In an interview on Tuesday morning with 'USA TODAY' and 'Gannett', Haley said she hopes her speech helps broaden the GOP's appeal.

"I hope that I appeal to women," she said. "I hope that I appeal to minorities. I hope that I appeal to good Americans that want to see us self-correct."

Haley dismissed speculation that her acceptance of the high-profile speaking role means she's angling for higher office.

"People (at conventions) are too quick to say, 'She should run for national office, she would be great,'" she said. "The reality of it is, when I endorsed Governor Romney, I said I don't want anything. Sometimes people throw out names ... way too quickly and they don't realise that some of us just want to move at our own pace and some of us like just where we are."

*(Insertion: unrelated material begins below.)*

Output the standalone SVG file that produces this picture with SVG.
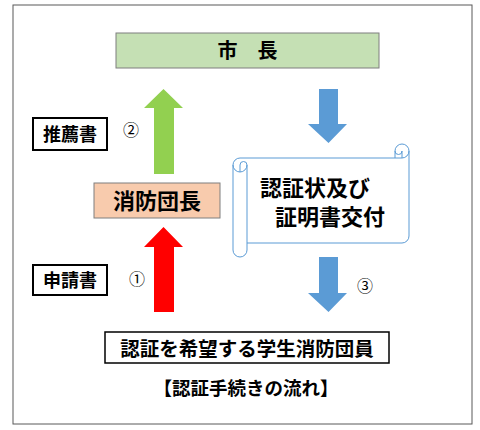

But one of Haley's fiercest critics was quoted by 'Gannett' as disputing her assertion that Washington has stood in the way of what South Carolina wants to accomplish and said Haley has national ambitions, despite what she says.

Amanda Loveday, executive director of the South Carolina Democratic Party, said Haley, acting for political reasons, turned down federal education stimulus money designed to help the state's struggling public schools. South Carolina's loss was other states' gain, she said.

"She's all about doing whatever helps herself and boosts her celebrity rather than helping the people of South Carolina," Loveday said.